Now the fusty newspaper has provoked the wrath of Lisa Milne, the Scottish soprano who has retired early for a number of reasons, only one of which was to do with size. The Times ignored the other issues and focussed on fat.
Its report, beneath a profoundly unflattering picture of Ms Milne, begins:
Lisa Milne has given up the opera stage after years of finding “industry image standards” so “wearying and demoralising” that she underwent a breast reduction.
The Scottish soprano, who received an MBE in 2005, is retiring to teach at her alma mater, the Royal Conservatoire of Scotland (RCS), in September.

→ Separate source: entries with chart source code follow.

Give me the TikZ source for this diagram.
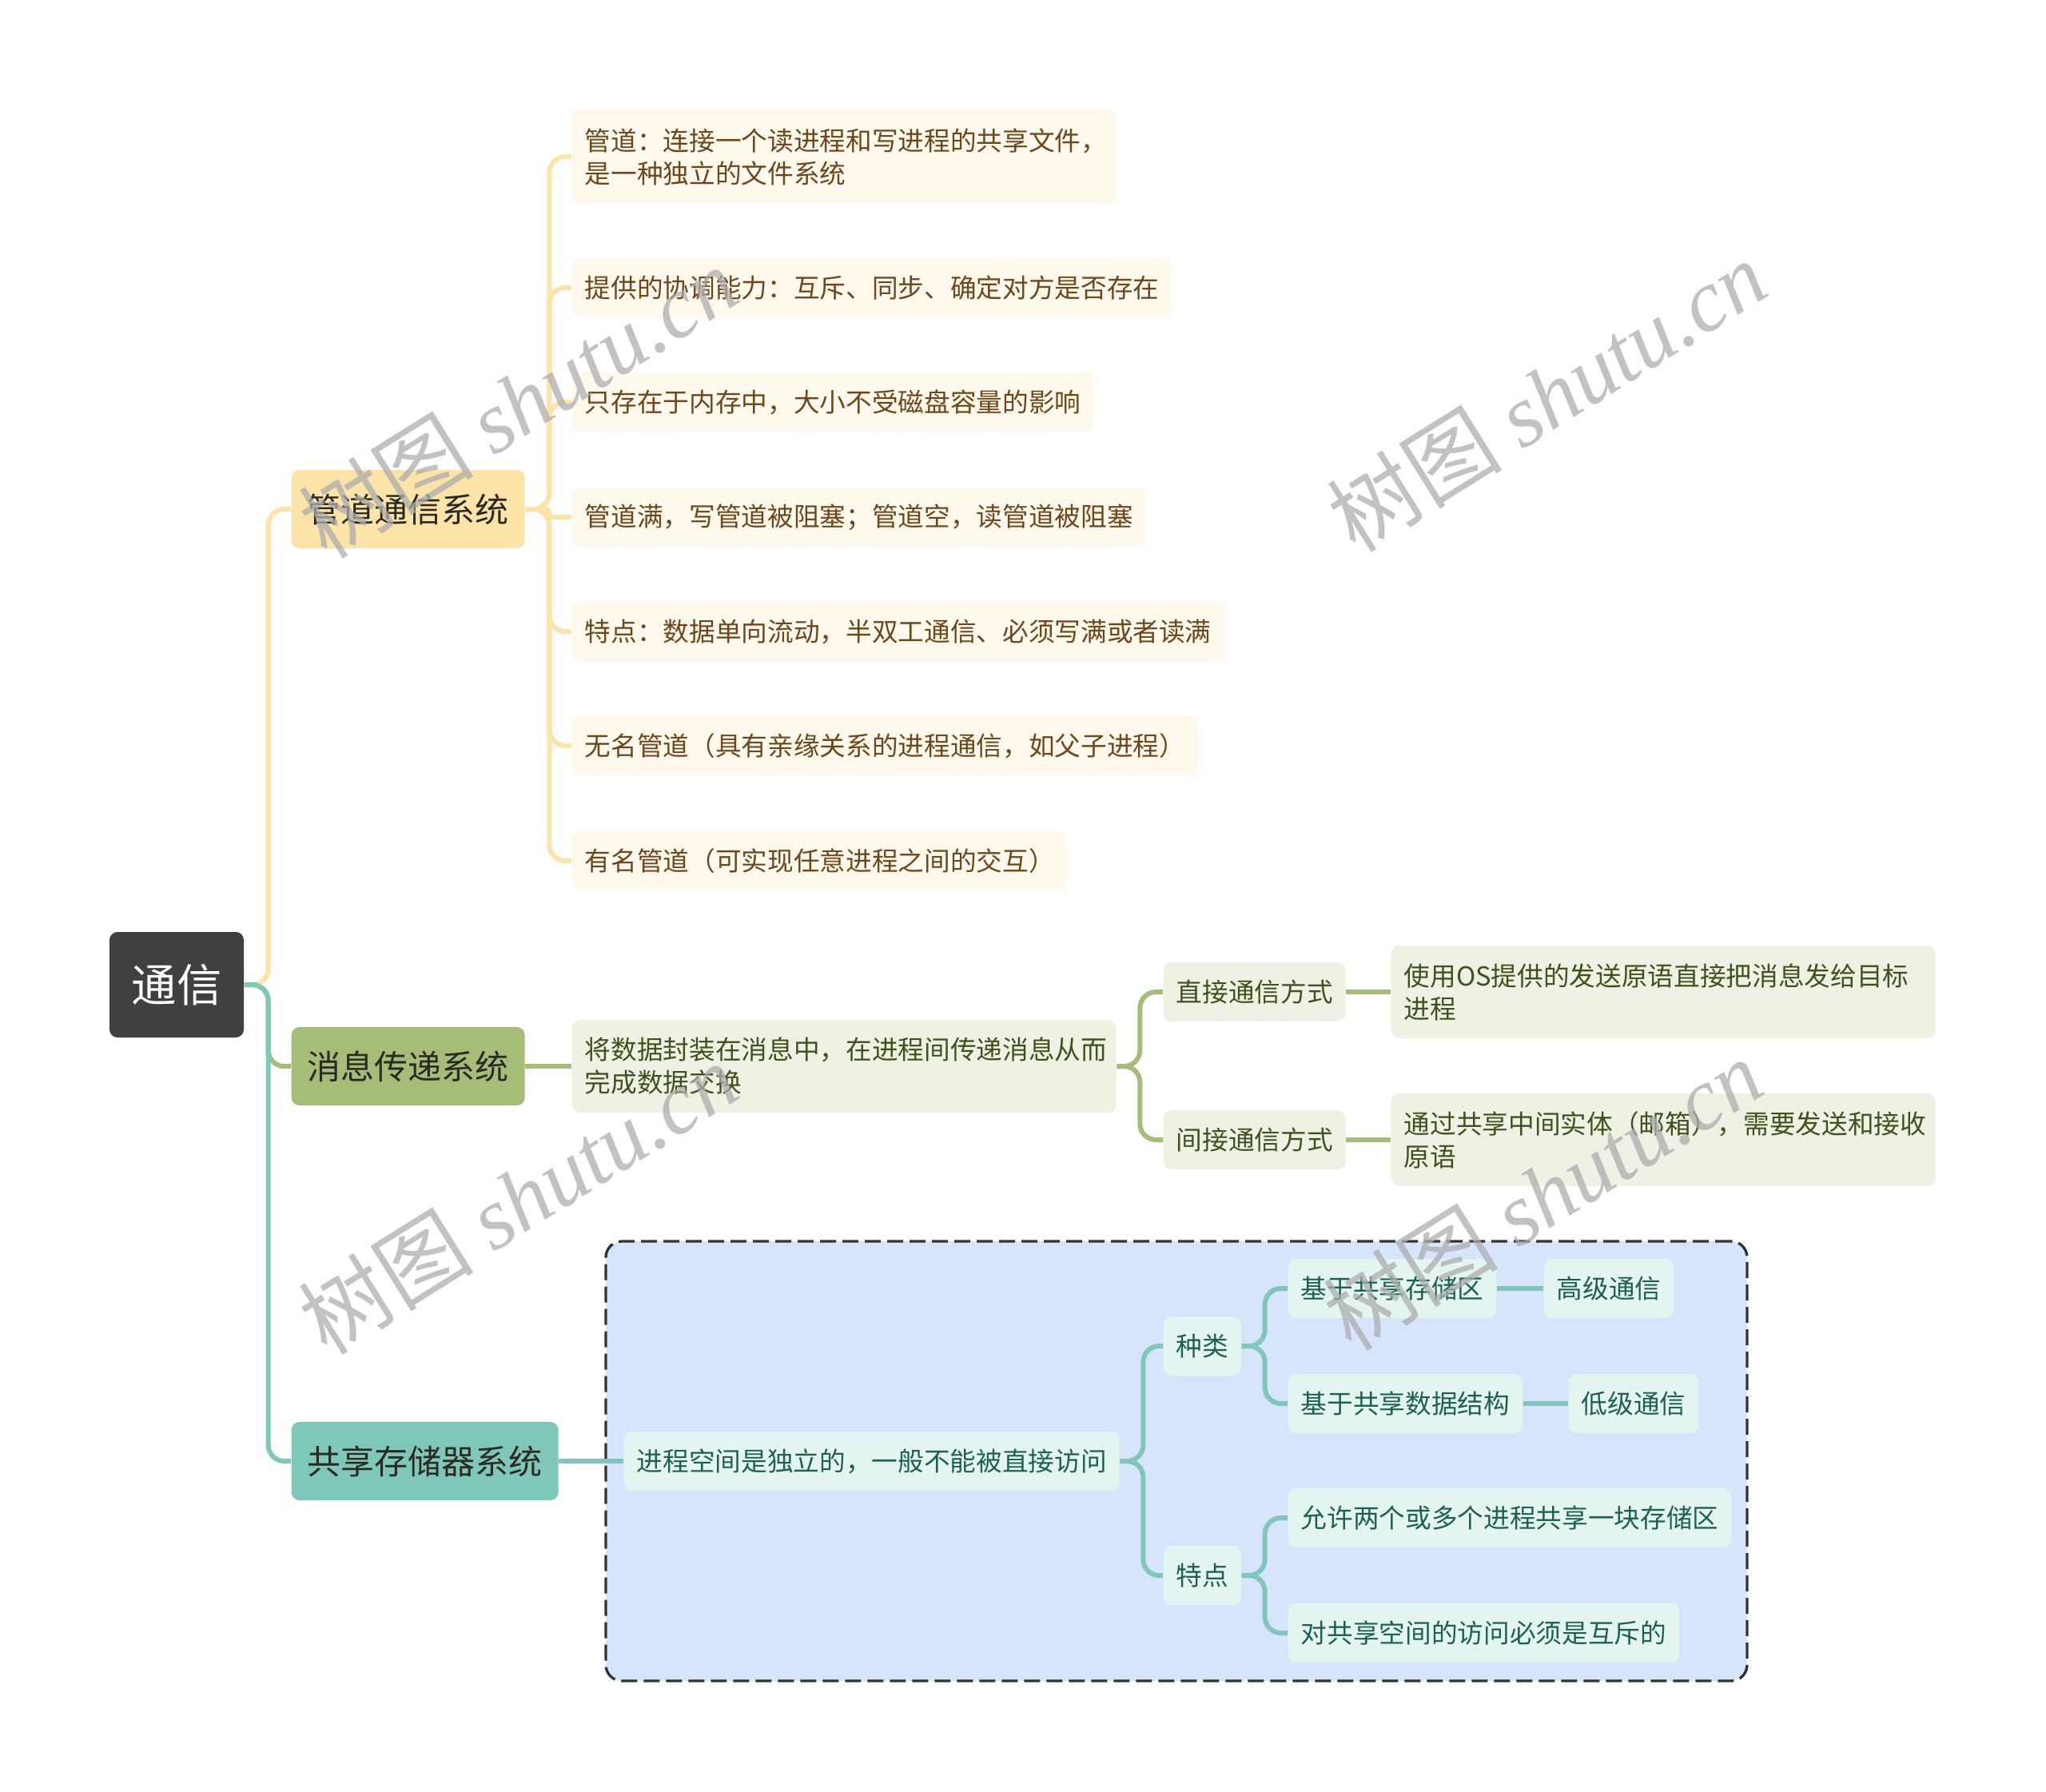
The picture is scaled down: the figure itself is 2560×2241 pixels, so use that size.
\documentclass[tikz,border=0pt]{standalone}
\usepackage{fontspec}
\setmainfont{Noto Sans CJK SC}
\newfontfamily\wmserif{Liberation Serif}
\newfontfamily\wmcjk{Noto Sans CJK SC}
\definecolor{rootfill}{HTML}{404040}
\definecolor{pipeL}{HTML}{FCE3A8}
\definecolor{pipeLeaf}{HTML}{FEF9EC}
\definecolor{pipeText}{HTML}{6E461A}
\definecolor{msgL}{HTML}{A5BD77}
\definecolor{msgLeaf}{HTML}{EEF1E4}
\definecolor{msgText}{HTML}{3F521C}
\definecolor{shmL}{HTML}{7FC8B9}
\definecolor{shmLeaf}{HTML}{E4F5F1}
\definecolor{shmText}{HTML}{1D6150}
\definecolor{shmBg}{HTML}{D6E4FC}
\definecolor{lOneText}{HTML}{2A2A22}
\definecolor{wmgray}{HTML}{ADADAD}
\begin{document}
\begin{tikzpicture}[x=0.3pt,y=-0.3pt,
  rootbox/.style={fill=rootfill, text=white, rounded corners=3pt, minimum width=50.4pt, minimum height=39.6pt, inner sep=0pt, font=\fontsize{16.9}{20}\selectfont},
  lone/.style={rounded corners=3pt, minimum height=29.4pt, inner xsep=6pt, inner ysep=0pt, anchor=west, text=lOneText, font=\fontsize{12.6}{15}\selectfont},
  leaf/.style={rounded corners=3pt, minimum height=22.2pt, inner xsep=4.8pt, inner ysep=0pt, anchor=west, align=left, font=\fontsize{9.8}{12.3}\selectfont},
  wide/.style={text width=194.7pt, minimum height=34.8pt},
  pipeleaf/.style={leaf, fill=pipeLeaf, text=pipeText},
  msgleaf/.style={leaf, fill=msgLeaf, text=msgText},
  shmleaf/.style={leaf, fill=shmLeaf, text=shmText},
  conn/.style={line width=1.8pt, rounded corners=6pt},
  wm/.style={text=wmgray, opacity=0.75, rotate=32, font=\fontsize{33}{40}\selectfont, inner sep=0pt}
]
\useasboundingbox (0,0) rectangle (2560,2241);

% shared memory background
\node[draw=black!80, dashed, dash pattern=on 6pt off 2.4pt, line width=1pt, fill=shmBg, rounded corners=6pt,
      minimum width=428.4pt, minimum height=165pt, inner sep=0pt] (shmbg) at (1472,1828) {};

% root
\node[rootbox] (root) at (221,1232) {通信};

% level one
\node[lone, fill=pipeL] (pipe) at (364,637) {管道通信系统};
\node[lone, fill=msgL] (msg) at (364,1334) {消息传递系统};
\node[lone, fill=shmL] (shm) at (364,1828) {共享存储器系统};

% pipe leaves
\node[pipeleaf, wide] (p1) at (715,196) {管道：连接一个读进程和写进程的共享文件，\\是一种独立的文件系统};
\node[pipeleaf] (p2) at (715,360) {提供的协调能力：互斥、同步、确定对方是否存在};
\node[pipeleaf] (p3) at (715,503) {只存在于内存中，大小不受磁盘容量的影响};
\node[pipeleaf] (p4) at (715,647) {管道满，写管道被阻塞；管道空，读管道被阻塞};
\node[pipeleaf] (p5) at (715,790) {特点：数据单向流动，半双工通信、必须写满或者读满};
\node[pipeleaf] (p6) at (715,933) {无名管道（具有亲缘关系的进程通信，如父子进程）};
\node[pipeleaf] (p7) at (715,1077) {有名管道（可实现任意进程之间的交互）};

% message leaves
\node[msgleaf, wide] (m1) at (715,1334) {将数据封装在消息中，在进程间传递消息从而\\完成数据交换};
\node[msgleaf] (d1) at (1455,1241) {直接通信方式};
\node[msgleaf] (d2) at (1455,1426) {间接通信方式};
\node[msgleaf, wide] (d1c) at (1740,1241) {使用OS提供的发送原语直接把消息发给目标\\进程};
\node[msgleaf, wide] (d2c) at (1740,1426) {通过共享中间实体（邮箱），需要发送和接收\\原语};

% shared memory leaves
\node[shmleaf] (s1) at (780,1828) {进程空间是独立的，一般不能被直接访问};
\node[shmleaf] (k1) at (1455,1684) {种类};
\node[shmleaf] (k2) at (1455,1971) {特点};
\node[shmleaf] (a1) at (1611,1612) {基于共享存储区};
\node[shmleaf] (a1c) at (1931,1612) {高级通信};
\node[shmleaf] (a2) at (1611,1756) {基于共享数据结构};
\node[shmleaf] (a2c) at (1962,1756) {低级通信};
\node[shmleaf] (b1) at (1611,1899) {允许两个或多个进程共享一块存储区};
\node[shmleaf] (b2) at (1611,2043) {对共享空间的访问必须是互斥的};

% connectors from root
\draw[conn, pipeL] (root.east) -- ++(30,0) |- (pipe.west);
\draw[conn, msgL] (root.east) -- ++(30,0) |- (msg.west);
\draw[conn, shmL] (root.east) -- ++(30,0) |- (shm.west);

% pipe connectors
\foreach \n in {p1,p2,p3,p5,p6,p7}{
  \draw[conn, pipeL] (pipe.east) -- ++(30,0) |- (\n.west);
}
\draw[conn, pipeL, rounded corners=1.5pt] (pipe.east) -- ++(30,0) |- (p4.west);

% message connectors
\draw[conn, msgL] (msg.east) -- (m1.west);
\draw[conn, msgL] (m1.east) -- ++(29,0) |- (d1.west);
\draw[conn, msgL] (m1.east) -- ++(29,0) |- (d2.west);
\draw[conn, msgL] (d1.east) -- (d1c.west);
\draw[conn, msgL] (d2.east) -- (d2c.west);

% shared memory connectors
\draw[conn, shmL] (shm.east) -- (s1.west);
\draw[conn, shmL] (s1.east) -- ++(29,0) |- (k1.west);
\draw[conn, shmL] (s1.east) -- ++(29,0) |- (k2.west);
\draw[conn, shmL] (k1.east) -- ++(29,0) |- (a1.west);
\draw[conn, shmL] (k1.east) -- ++(29,0) |- (a2.west);
\draw[conn, shmL] (a1.east) -- (a1c.west);
\draw[conn, shmL] (a2.east) -- (a2c.west);
\draw[conn, shmL] (k2.east) -- ++(29,0) |- (b1.west);
\draw[conn, shmL] (k2.east) -- ++(29,0) |- (b2.west);

% watermarks
\node[wm] (wm1) at (648,503) {\wmcjk 树图 \wmserif\itshape shutu.cn};
\node[wm] (wm2) at (1935,495) {\wmcjk 树图 \wmserif\itshape shutu.cn};
\node[wm] (wm3) at (648,1499) {\wmcjk 树图 \wmserif\itshape shutu.cn};
\node[wm] (wm4) at (1930,1494) {\wmcjk 树图 \wmserif\itshape shutu.cn};
\end{tikzpicture}
\end{document}
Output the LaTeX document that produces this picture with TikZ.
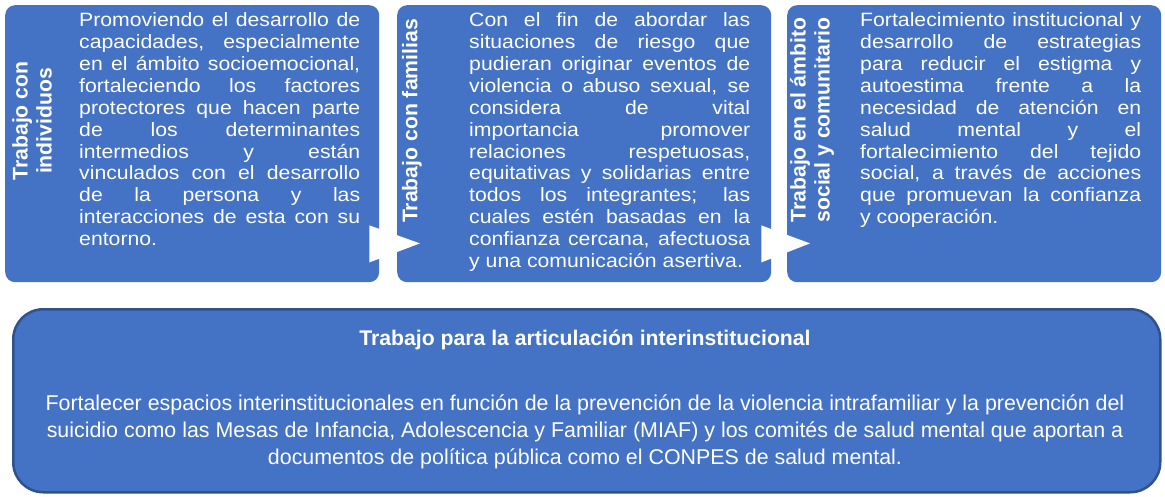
\documentclass[tikz,border=0pt]{standalone}
\usepackage{fontspec}
\setmainfont{Liberation Sans}
\newfontfamily\anchafont[FakeStretch=1.1]{Liberation Sans}
\usetikzlibrary{calc}
\definecolor{azul}{RGB}{68,114,196}
\definecolor{azulosc}{RGB}{47,82,143}

\begin{document}
\begin{tikzpicture}[x=1pt, y=-1pt,
    caja/.style={fill=azul, rounded corners=10pt, anchor=north west,
                 minimum width=374pt, minimum height=277pt, inner sep=0pt},
    etiq/.style={rotate=90, align=center, text=white, inner sep=0pt,
                 font=\fontsize{21.2}{24}\selectfont\bfseries},
    texto/.style={anchor=north west, text width=281pt, align=justify,
                  text=white, inner sep=0pt,
                  font=\anchafont\fontsize{19.3}{21.9}\selectfont},
    flecha/.style={fill=white},
  ]
  \useasboundingbox (0,0) rectangle (1165,497);
  % cajas superiores
  \node[caja] (ind) at (5,5) {};
  \node[caja] (fam) at (397,5) {};
  \node[caja] (soc) at (787,5) {};
  % flechas
  \fill[flecha] ($(ind.south east)+(-10,-57)$) -- ($(fam.south west)+(23,-39)$)
                -- ($(ind.south east)+(-10,-20)$) -- cycle;
  \fill[flecha] ($(fam.south east)+(-10,-57)$) -- ($(soc.south west)+(23,-39)$)
                -- ($(fam.south east)+(-10,-20)$) -- cycle;
  % etiquetas
  \node[etiq] (tind) at (32,121) {Trabajo con\\individuos};
  \node[etiq] (tfam) at (412,121) {Trabajo con familias};
  \node[etiq] (tsoc) at (812,120) {Trabajo en el ámbito\\social y comunitario};
  % textos
  \node[texto] (xind) at (79,12.5) {Promoviendo el desarrollo de\linebreak
    capacidades, especialmente\linebreak en el ámbito socioemocional,\linebreak
    fortaleciendo los factores\linebreak protectores que hacen parte\linebreak
    de los determinantes\linebreak intermedios y están\linebreak
    vinculados con el desarrollo\linebreak de la persona y las\linebreak
    interacciones de esta con su\linebreak entorno.};
  \node[texto] (xfam) at (469,12.5) {Con el fin de abordar las\linebreak
    situaciones de riesgo que\linebreak pudieran originar eventos de\linebreak
    violencia o abuso sexual, se\linebreak considera de vital\linebreak
    importancia promover\linebreak relaciones respetuosas,\linebreak
    equitativas y solidarias entre\linebreak todos los integrantes; las\linebreak
    cuales estén basadas en la\linebreak confianza cercana, afectuosa\linebreak
    y una comunicación asertiva.};
  \node[texto] (xsoc) at (860,12.5) {Fortalecimiento institucional y\linebreak
    desarrollo de estrategias\linebreak para reducir el estigma y\linebreak
    autoestima frente a la\linebreak necesidad de atención en\linebreak
    salud mental y el\linebreak fortalecimiento del tejido\linebreak
    social, a través de acciones\linebreak que promuevan la confianza\linebreak
    y cooperación.};
  % caja inferior
  \node[fill=azul, draw=azulosc, line width=2.5pt, rounded corners=30pt,
        anchor=north west, minimum width=1147pt, minimum height=183pt] (art) at (12,308) {};
  \node[text=white, font=\fontsize{21.2}{24}\selectfont\bfseries] (tart) at (585,340)
    {Trabajo para la articulación interinstitucional};
  \node[text=white, align=center, font=\fontsize{21.4}{26.8}\selectfont] (xart) at (585,432)
    {Fortalecer espacios interinstitucionales en función de la prevención de la violencia intrafamiliar y la prevención del\\
     suicidio como las Mesas de Infancia, Adolescencia y Familiar (MIAF) y los comités de salud mental que aportan a\\
     documentos de política pública como el CONPES de salud mental.};
\end{tikzpicture}
\end{document}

She cited a number of reasons for the move, including feeling defeated by the pressures opera put on the way she looked. Alongside surgery on her breasts, the singer said she had a gastric sleeve operation “in order to look right for the stage” and was tired of “constantly being told I wasn’t pretty enough, wasn’t slim enough, wasn’t tall enough”.
Lisa, however, is not one to take things lying down. Here’s her response:
So THE TIMES printed ‘their’ version of Kate Molleson’s story [in the Herald]. I am really upset by it. They printed a photo from The Sacrifice which was years before I had gastric surgery or breast surgery. For them to focus and headline the article as ‘Soprano quits stage ‘unable to look part’.
WRONG. I resent that implication. I quit the stage because of numerous reasons- primarily to be with my family and because I had suffered from extreme stress and anxiety due to my personal life and the pressures of being away. The issue of my ‘ looks’ was other peoples’ problem. Not mine. If companies wouldn’t employ me because of the way I looked what else could I do but try to change how I looked if I wanted to STAY in the career. I did all that but I realised after the massive losses in my personal life and the joy that was radiating from me after working with young singers that my heart and my career had changed direction.
So to The Times I say – don’t try to turn this into yet another opera singer ‘fat’ story. It isn’t my story. And Kate Molleson reflected ACCURATELY the situation. My looks and the pressure to conform were a small part of a much much bigger and more interesting story.